Examples are $\mathbb R$ (with the identity map) and $\mathbb C$ (with complex conjugation). Are there any interesting nontrivial examples other than these? By interesting, I mean not just subfields of $\mathbb C$, whose ordered fixed fields are subfields of $\mathbb R$.
Background:
I'm asking because these are the properties that enable the definition of inner products on real and complex vector spaces, and I'm curious about generalizing this definition. So in this context it is natural to consider fields with the properties given above. But these seem like quite constraining properties, so I'd like to see whether there is really anything interesting to be gained from this generalization.
Similar previous question:
I asked a similar question here, except that the "ordered subfield" condition was different, specifically asking that that the subfield be identified with $\mathbb R$. But now I think this is the more interesting (and precise) question, and it was mentioned but not answered in the comments of the linked post.

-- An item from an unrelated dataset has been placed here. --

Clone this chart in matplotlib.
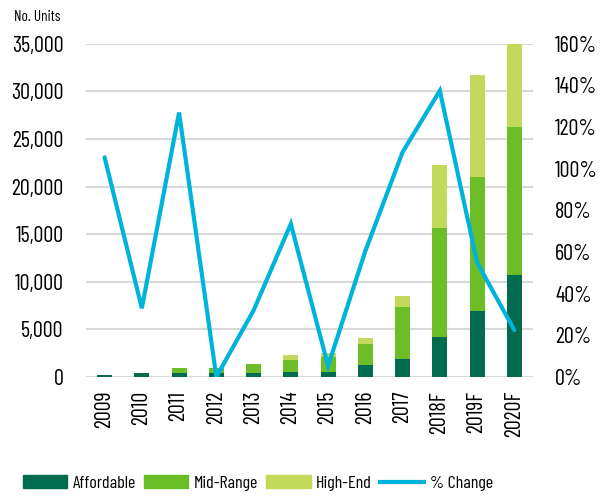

Try the Puiseux series $E=\bigcup_{n\ge 1}\Bbb{C}((x^{1/n})), F=\bigcup_{n\ge 1}\Bbb{R}((x^{1/n}))$ so that $E=F+iF, a+ib\to a-ib$ is the involution. By the axiom of choice (algebraically closed field of same cardinality) $E$ is isomorphic to $\Bbb{C}$. $F$ is ordered ($\sum_{k\ge -K} a_k x^{k/n}>0$ iff the first non-zero $a_k$ is $>0$). It is not isomorphic to $\Bbb{R}$ nor to a subfield of $\Bbb{R}$ (as $1+mx$ has a square root in $F$ for all $m\in \Bbb{Z}$).